[Tim] is working on building a 3D printer and using it as an excuse to learn as much as he can. The first big issue he tackled was accurate temperature control, so he made an interesting write-up on how to characterize the thermal properties of an QU-BD extruder’s hot end and use that information to create a control algorithm for the heater.
The article starts with a basic thermal model and its corresponding formula. [Tim] then runs several tests where he measures the heater and extruder tip temperatures while switching on and off the heater. This allows him to figure out the several model parameters required to design his control algorithm. Finally, he tweaked his formula in order to predict the short term future so he can know when he should activate the heating element. As a result, his temperature is now accurately controlled in the 200°c +/-1°c window that he was shooting for.
1. learn to PID
2. tune it
3. problem solved
1. Buy $15 PID off Ebay or DX.
2. Run autotune.
3. Profit.
This is a very good project & write-up.
Ugh. It’s one of those sites which come up blank if you haven’t Javascript enabled.
Here’s a sane URL for those of us sensible enough:
And yes, it’s definitely worth a read. Pity that those gems get buried in the “Web 2.0 Experiance”
Ah, sorry: URL in angle brackets gets eaten. Here it is:
http://www.blogger.com/feeds/4762750442530237890/posts/default
Without reading the article, Does he take into account the effects the filament will play in the temprature curve?
no but he does acknowledge that there is some extra loss somewhere due to the simplicity of his model. Perhaps this is part of it.
Yeah should probably throw the thermal mass of the filament into his model.
If your thermal mass is big enough, the change in temperature due to
filament can be ignored in the thermal model. An alternative to actual
modeling is to implement a PID controller.
My overly simplified summary: (You can google the math).
P: (Proportional) Amount of error
I: (Integral) Accumulated error – used to “zero” the errors and small drifts
D: (Derivative) slope of previous change – “predict future”
used to reduce overshoots/oscillations
Take the weighted sum of these to control your device and you got a
PID controller. Play with the weight values to “tune” the control loop.
Aren’t they already using PID for temperature control?
(I am not “into” 3D printing articles.)
[Tim] is not using one of the existing & available firmware packages, he is implementing it himself, and in this project write up describes writing the logic in assembly for the PIC16F1937.
So ? You don’t need an existing firmware package to implement a PID controller. They are pretty simple, less work than the model based solution, and more robust. And the PIC16F1937 is big enough to hold the code (and if not, simply replace the PIC)

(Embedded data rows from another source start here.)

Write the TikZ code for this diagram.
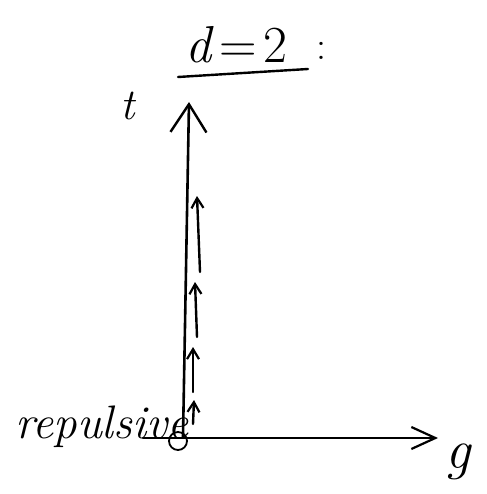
\documentclass[tikz,border=0pt]{standalone}
\usepackage{fontspec}
\usetikzlibrary{arrows.meta}
\begin{document}
\begin{tikzpicture}[x=1pt,y=-1pt,
  axis/.style={line width=2.6pt,line cap=round},
  vhead/.style={-{Straight Barb[length=28pt,width=36pt,line width=2.4pt]}},
  hhead/.style={-{Straight Barb[length=24pt,width=22pt,line width=2.2pt]}},
  flow/.style={line width=2.4pt,line cap=round,-{Straight Barb[length=10pt,width=12pt,line width=2.2pt]}},
  lbl/.style={inner sep=0pt}]
\useasboundingbox (0,0) rectangle (486,494);
% axes
\coordinate (O) at (183,437);
\coordinate (T) at (189,102);
\coordinate (Xs) at (143,438);
\coordinate (X) at (438,438);
\draw[axis,vhead] (O) -- (T);
\draw[axis,hhead] (Xs) -- (X);
% repulsive fixed point
\node[draw,circle,line width=1.8pt,minimum size=18pt,inner sep=0pt] (fp) at (178,441) {};
% flow arrows
\coordinate (a1) at (200,272); \coordinate (b1) at (197,196);
\coordinate (a2) at (197,337); \coordinate (b2) at (195,282);
\coordinate (a3) at (193,392); \coordinate (b3) at (193,347);
\coordinate (a4) at (193,424); \coordinate (b4) at (194,400);
\draw[flow] (a1) -- (b1);
\draw[flow] (a2) -- (b2);
\draw[flow] (a3) -- (b3);
\draw[flow] (a4) -- (b4);
% labels
\node[lbl,font=\fontsize{44}{48}\selectfont\itshape] (t) at (128,106) {t};
\node[lbl,font=\fontsize{47}{50}\selectfont\itshape,anchor=base] (rep) at (102,438) {repulsive};
\node[lbl,font=\fontsize{56}{60}\selectfont\itshape] (g) at (458,462) {g};
\node[lbl,font=\fontsize{52}{56}\selectfont,anchor=base] (d) at (236,63) {\textit{d}\hspace{6pt}=\hspace{6pt}2};
\node[lbl,font=\fontsize{40}{44}\selectfont,anchor=base] (colon) at (321,60) {:};
\coordinate (u1) at (178,77);
\coordinate (u2) at (308,69);
\draw[line width=2.4pt,line cap=round] (u1) -- (u2);
\end{tikzpicture}
\end{document}
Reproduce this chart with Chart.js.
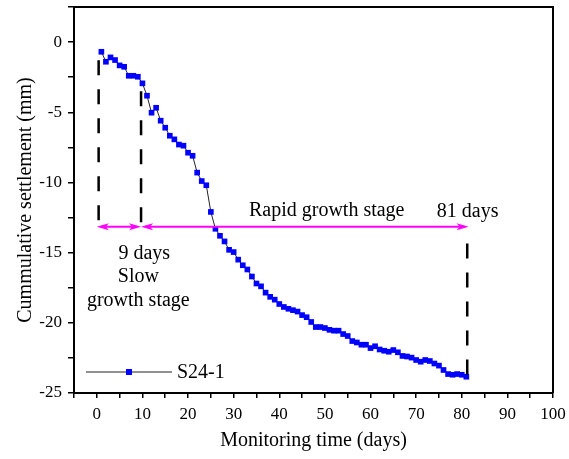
<!DOCTYPE html>
<html><head><meta charset="utf-8">
<script src="https://cdn.jsdelivr.net/npm/chart.js@4.4.0/dist/chart.umd.min.js"></script>
<style>html,body{margin:0;padding:0;background:#fff}#wrap{width:569px;height:459px}</style>
</head><body><div id="wrap"><canvas id="c" width="569" height="459"></canvas></div>
<script>
// ---- data ----
const seriesLabel = 'S24-1';
const days = [1,2,3,4,5,6,7,8,9,10,11,12,13,14,15,16,17,18,19,20,21,22,23,24,25,26,27,28,29,30,
  31,32,33,34,35,36,37,38,39,40,41,42,43,44,45,46,47,48,49,50,51,52,53,54,55,56,57,58,59,60,
  61,62,63,64,65,66,67,68,69,70,71,72,73,74,75,76,77,78,79,80,81];
const settlement = [-0.69,-1.40,-1.09,-1.28,-1.66,-1.76,-2.40,-2.40,-2.47,-2.94,
  -3.82,-5.03,-4.68,-5.60,-6.10,-6.67,-6.93,-7.30,-7.38,-7.88,
  -8.10,-9.30,-9.90,-10.20,-12.10,-13.30,-13.80,-14.20,-14.80,-14.96,
  -15.50,-15.90,-16.20,-16.70,-17.20,-17.40,-17.85,-18.15,-18.35,-18.66,
  -18.87,-19.00,-19.10,-19.20,-19.45,-19.60,-19.94,-20.30,-20.30,-20.37,
  -20.50,-20.56,-20.56,-20.80,-20.94,-21.30,-21.40,-21.56,-21.56,-21.80,
  -21.67,-21.90,-21.99,-22.06,-21.94,-22.10,-22.36,-22.40,-22.48,-22.65,
  -22.77,-22.65,-22.72,-22.90,-23.05,-23.36,-23.65,-23.70,-23.65,-23.70,-23.84];
const xTickLabels = [0,10,20,30,40,50,60,70,80,90,100];
const yTickLabels = [0,-5,-10,-15,-20,-25];
// stage annotation values (days / mm)
const stageDays = [0, 9.7, 81.5];          // arrow segment ends
const dashedLines = [                      // [day, topValue, bottomValue]
  [0.4, -1.3, -13.15],
  [9.7, -3.5, -13.15],
  [81.2, -14.35, -23.85]
];
const arrowLevel = -13.15;
const stageTexts = [
  {text:'9 days', day:10.4, value:-15.1},
  {text:'Slow', day:9.1, value:-16.75},
  {text:'growth stage', day:9.1, value:-18.4},
  {text:'Rapid growth stage', day:50.4, value:-12.0},
  {text:'81 days', day:81.3, value:-12.1}
];

const SERIF = "'Liberation Serif','Times New Roman',serif";
const BLUE = '#0000FF', MAG = '#FF00FF';

function arrowHead(ctx, x, y, dir) {
  const L = 12, W = 3.5;
  ctx.beginPath();
  ctx.moveTo(x, y);
  ctx.lineTo(x - dir * L, y - W);
  ctx.lineTo(x - dir * L * 0.75, y);
  ctx.lineTo(x - dir * L, y + W);
  ctx.closePath();
  ctx.fill();
}

const annot = {
  id: 'annot',
  afterDatasetsDraw(chart) {
    const {ctx, chartArea: a, scales: {x, y}} = chart;
    ctx.save();
    // frame top/right
    ctx.strokeStyle = '#000'; ctx.lineWidth = 2; ctx.setLineDash([]);
    ctx.beginPath();
    ctx.moveTo(a.left, a.top); ctx.lineTo(a.right, a.top); ctx.lineTo(a.right, a.bottom);
    ctx.stroke();
    // dashed lines
    ctx.lineWidth = 2.5; ctx.setLineDash([15, 14]);
    dashedLines.forEach(([d, t, b]) => {
      ctx.beginPath();
      ctx.moveTo(x.getPixelForValue(d), y.getPixelForValue(t));
      ctx.lineTo(x.getPixelForValue(d), y.getPixelForValue(b));
      ctx.stroke();
    });
    ctx.setLineDash([]);
    // arrows
    const ay = y.getPixelForValue(arrowLevel);
    ctx.strokeStyle = MAG; ctx.fillStyle = MAG; ctx.lineWidth = 2;
    for (let i = 0; i < stageDays.length - 1; i++) {
      const x0 = x.getPixelForValue(stageDays[i]), x1 = x.getPixelForValue(stageDays[i + 1]);
      ctx.beginPath(); ctx.moveTo(x0 + 4, ay); ctx.lineTo(x1 - 4, ay); ctx.stroke();
      arrowHead(ctx, x0, ay, -1);
      arrowHead(ctx, x1, ay, 1);
    }
    // texts
    ctx.fillStyle = '#000'; ctx.font = '20px ' + SERIF;
    ctx.textAlign = 'center'; ctx.textBaseline = 'middle';
    stageTexts.forEach(t => ctx.fillText(t.text, x.getPixelForValue(t.day), y.getPixelForValue(t.value)));
    // legend
    const ds = chart.data.datasets[0];
    const ly = a.bottom - 21, lx = a.left + 12;
    ctx.strokeStyle = ds.borderColor; ctx.lineWidth = 1;
    ctx.beginPath(); ctx.moveTo(lx, ly); ctx.lineTo(lx + 86, ly); ctx.stroke();
    ctx.fillStyle = BLUE; ctx.fillRect(lx + 43 - 3, ly - 3, 6, 6);
    ctx.fillStyle = '#000'; ctx.textAlign = 'left';
    ctx.fillText(ds.label, lx + 91, ly + 1);
    ctx.restore();
  }
};

new Chart(document.getElementById('c'), {
  type: 'scatter',
  data: {
    datasets: [{
      label: seriesLabel,
      data: days.map((d, i) => ({x: d, y: settlement[i]})),
      showLine: true,
      borderColor: '#222', borderWidth: 1,
      pointStyle: 'rect', pointRadius: 4, pointBorderWidth: 0,
      pointBackgroundColor: BLUE
    }]
  },
  options: {
    responsive: false, animation: false, devicePixelRatio: 1,
    layout: {padding: {left: 0, top: 7, right: 16, bottom: 0}},
    plugins: {legend: {display: false}, tooltip: {enabled: false}},
    scales: {
      x: {
        type: 'linear', min: -5, max: 100,
        afterFit: s => { s.height = 66; s.paddingLeft = 0; s.paddingRight = 0; },
        afterBuildTicks: s => { const t = []; for (let v = -5; v <= 100; v += 5) t.push({value: v}); s.ticks = t; },
        ticks: {autoSkip: false, maxRotation: 0, padding: 6, color: '#000',
          font: {family: SERIF, size: 17},
          callback: v => xTickLabels.includes(v) ? String(v) : ''},
        grid: {drawOnChartArea: false, tickLength: 5, color: '#000', lineWidth: 1.5},
        border: {color: '#000', width: 2},
        title: {display: true, text: 'Monitoring time (days)', color: '#000',
          font: {family: SERIF, size: 20}, padding: {top: 0, bottom: 6}}
      },
      y: {
        type: 'linear', min: -25, max: 2.5,
        afterFit: s => { s.width = 74; s.paddingTop = 0; s.paddingBottom = 0; },
        afterBuildTicks: s => { const t = []; for (let v = -25; v <= 2.5; v += 2.5) t.push({value: v}); s.ticks = t; },
        ticks: {autoSkip: false, padding: 6, color: '#000',
          font: {family: SERIF, size: 17},
          callback: v => yTickLabels.includes(v) ? String(v) : ''},
        grid: {drawOnChartArea: false, tickLength: 6, color: '#000', lineWidth: 1.5},
        border: {color: '#000', width: 2},
        title: {display: true, text: 'Cummulative settlement (mm)', color: '#000',
          font: {family: SERIF, size: 20}, padding: {top: 14, bottom: 0}}
      }
    }
  },
  plugins: [annot]
});
</script></body></html>
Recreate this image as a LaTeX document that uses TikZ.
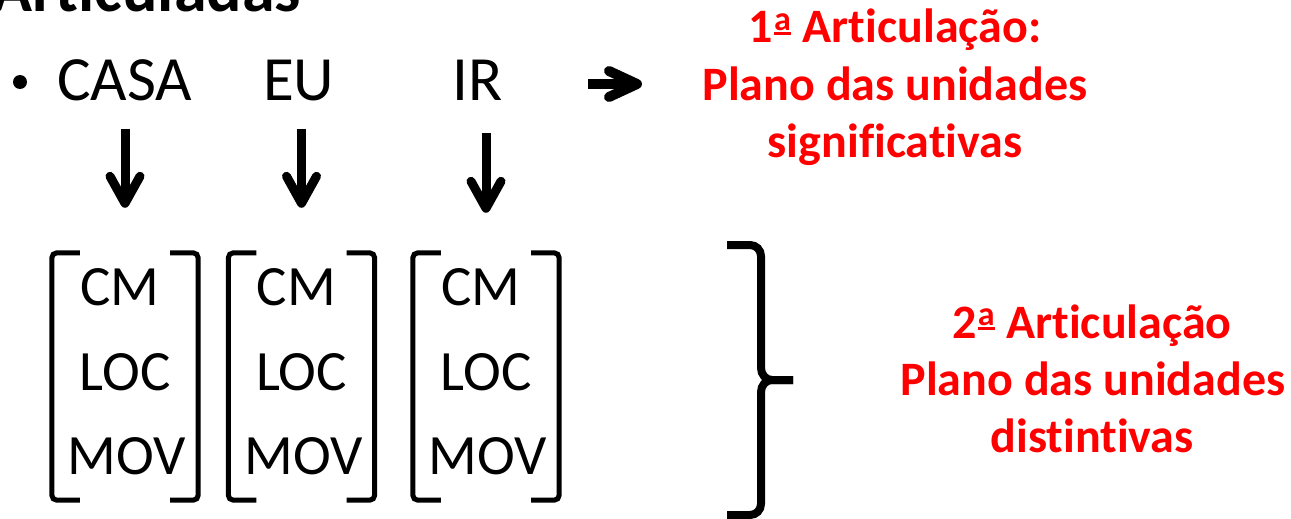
\documentclass[tikz,border=0pt]{standalone}
\usepackage{fontspec}
\setmainfont{Carlito}[Ligatures={NoCommon}]
\usetikzlibrary{arrows.meta}
\definecolor{redtxt}{RGB}{255,0,0}
\newcommand\ordA{\hspace{1pt}\raisebox{0.16em}{\vbox{\hbox{\fontsize{34}{34}\selectfont a}\kern1.5pt\hrule height 3.5pt}}\hspace{1pt}}
\begin{document}
\begin{tikzpicture}[x=1pt,y=-1pt,
  bigtxt/.style={font=\fontsize{63}{74}\selectfont, inner sep=0, anchor=base west},
  cmtxt/.style={font=\fontsize{57}{68}\selectfont, inner sep=0, anchor=base},
  redline/.style={font=\bfseries\fontsize{48}{57}\selectfont, text=redtxt, inner sep=0, anchor=base},
  ttl/.style={font=\bfseries\fontsize{66}{78}\selectfont, inner sep=0, anchor=base west},
  boxn/.style={minimum width=146, minimum height=247, inner sep=0, draw=none},
  brk/.style={line width=5pt, rounded corners=5pt},
  dnarrow/.style={line width=9pt, -{Straight Barb[length=27pt, width=30pt, round]}},
  rtarrow/.style={line width=10pt, -{Straight Barb[length=28pt, width=26pt, round]}},
  bracestyle/.style={line width=8pt}
]
\useasboundingbox (0,0) rectangle (1291,519);
\clip (0,0) rectangle (1291,519);

% partially visible title
\node[ttl] (titulo) at (-8,12) {Articuladas};

% bullet line
\fill (20,82) circle[radius=7];
\node[bigtxt] (casa) at (57,100) {CASA};
\node[bigtxt] (eu) at (263,100) {EU};
\node[bigtxt] (ir) at (452,100) {IR};

% bracket boxes
\node[boxn] (b1) at (125,376.5) {};
\node[boxn] (b2) at (301.5,376.5) {};
\node[boxn] (b3) at (486,376.5) {};

\foreach \b in {b1,b2,b3}{
  \draw[brk] ([xshift=28pt]\b.north west) -- (\b.north west) -- (\b.south west) -- ([xshift=28pt]\b.south west);
  \draw[brk] ([xshift=-28pt]\b.north east) -- (\b.north east) -- (\b.south east) -- ([xshift=-28pt]\b.south east);
}

\foreach \b/\x in {b1/125,b2/301.5,b3/486}{
  \node[cmtxt] (\b cm) at (\x-5,305) {CM};
  \node[cmtxt] (\b loc) at (\x,390) {LOC};
  \node[cmtxt] (\b mov) at (\x+2,474) {MOV};
}

% down arrows
\draw[dnarrow, shorten <=28pt, shorten >=45pt] (b1.north |- casa.south) -- (b1.north);
\draw[dnarrow, shorten <=28pt, shorten >=45pt] (b2.north |- eu.south) -- (b2.north);
\draw[dnarrow, shorten <=33pt, shorten >=40pt] (b3.north |- ir.south) -- (b3.north);

% red texts, block 1
\node[redline] (a1l1) at (895,43) {1\ordA{} Articulação:};
\node[redline] (a1l2) at (895,100) {Plano das unidades};
\node[redline] (a1l3) at (895,157) {significativas};

% right arrow
\coordinate (ra1) at (588,84);
\coordinate (ra2) at (642,84);
\draw[rtarrow] (ra1) -- (ra2);

% red texts, block 2
\node[redline] (a2l1) at (1092,338) {2\ordA{} Articulação};
\node[redline] (a2l2) at (1093,395) {Plano das unidades};
\node[redline] (a2l3) at (1092,452) {distintivas};

% big brace
\draw[bracestyle] (727,245) -- (750,245) to[out=0,in=90] (761,256) -- (761,368)
   to[out=-90,in=180] (772,380) -- (793,380);
\draw[bracestyle] (793,380) -- (772,380) to[out=180,in=90] (761,392) -- (761,504)
   to[out=-90,in=0] (750,515) -- (727,515);
\end{tikzpicture}
\end{document}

The point of saying it’s not an existing firmware package is a response to tekkineet’s comment. The RepRap (and I’m assuming closed-source) firmwares do use PID. The article author is starting from scratch, and apparently doesn’t know what PID is.
Most firmwares for RepRap machines is open source. The whole idea of RepRap is open source. Even the electronics are open source.
I’ve written my own firmware and I just used PI control. The derivative term in this case doesnt help that much because of how relatively slow the heaters thermal response time is. My controller is also just roughly tuned by experimenting with the gain values, but it is pretty easily able to keep it within 1-2C of the target temperature which is good enough for most 3D printing.
The nice thing with PI(D) control is that the integral term is adaptive, meaning that I can switch on/off my cooling fan which drastically changes the the parameters of the system but this is just automatically corrected for by integral gain.
The only thing that bugs me a bit with my current PI control is that when I extrude a lot of filament (such as on long infills), the temperature can drop slightly because the rapid extrusion (like the cooling) changes the thermal properties of the system and takes a bit of time to correct. It would be neat to add a term to the control that adds a gain multiplied by the current rate of extrusion.
I haven’t read into the article too much, but I wonder how accurate his cooling curve is compared to Newton’s cooling equations.
The author says he is using a mechanical relay to control the heater. This means he can’t use a PID loop to control the plant.
Even if he could implement a PID controller he would still have to tune it. In that case, it still makes sense to develop a model of the system behavior. Computers can tune a PID controller much faster than manually tuning, especially given that his system has a step response of over 10 minutes.